Taiwan editorial abstract (File 1 of a daily roundup)
A report of the Tax Reform Committee indicates that Taiwan's short-term tax revenues are dropping while long-term tax revenues are "extremely uncertain." But the tax disaster is not over yet, as business and industrial groups are lobbying to get a tax cut act approved by the Legislative Yuan.
Under the strong lobbying of heavyweight entrepreneurs, the Executive Yuan and the Legislative Yuan hope to lower the corporate income tax rate to 15 percent for big international corporations which locate their operational headquarters in Taiwan. If the proposed "industrial innovation act" passes the Legislature, big domestic corporations will be the real beneficiaries, and the national treasury the loser, as tax revenues will be sacrificed.
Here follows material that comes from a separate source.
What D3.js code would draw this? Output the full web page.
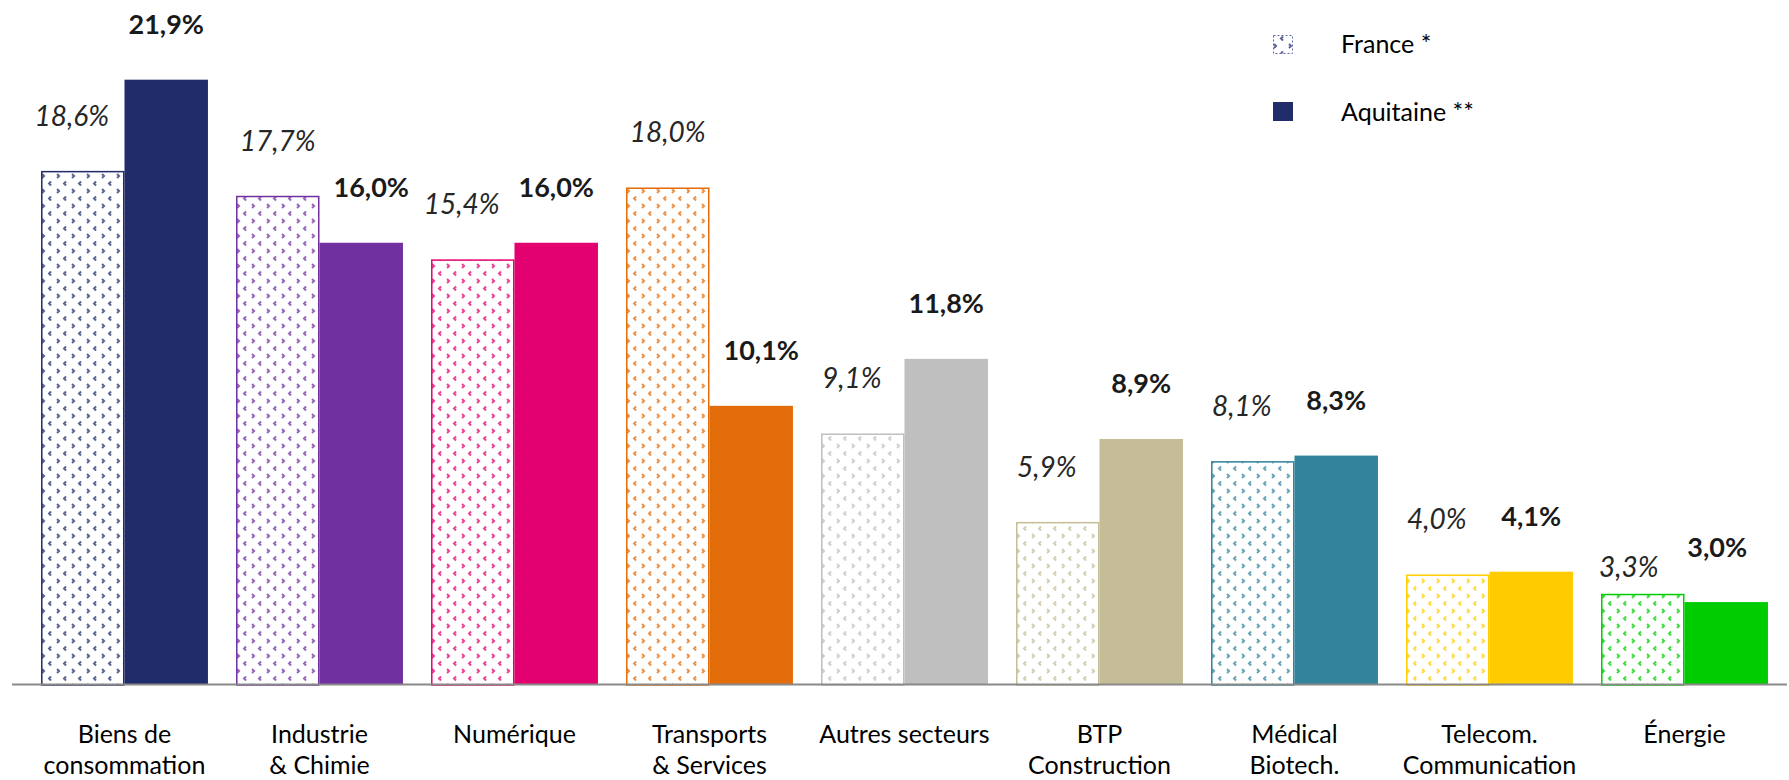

Different from Singapore and Hong Kong, Taiwan has a wide spectrum of industries, but rather than creating incentives for foreign corporations to help with the fundamental restructuring of local industry, the government is trying to copy the model of "transit trade zones."
The preferential treatment for operational centers is in fact a tax cut for big Taiwanese enterprises, in the name of attracting international corporations to invest in Taiwan.
Let's remind the administration that the government is sitting on a huge debt, and that when international corporations decide on investing in Taiwan, they will weigh the overall environment more heavily than their costs.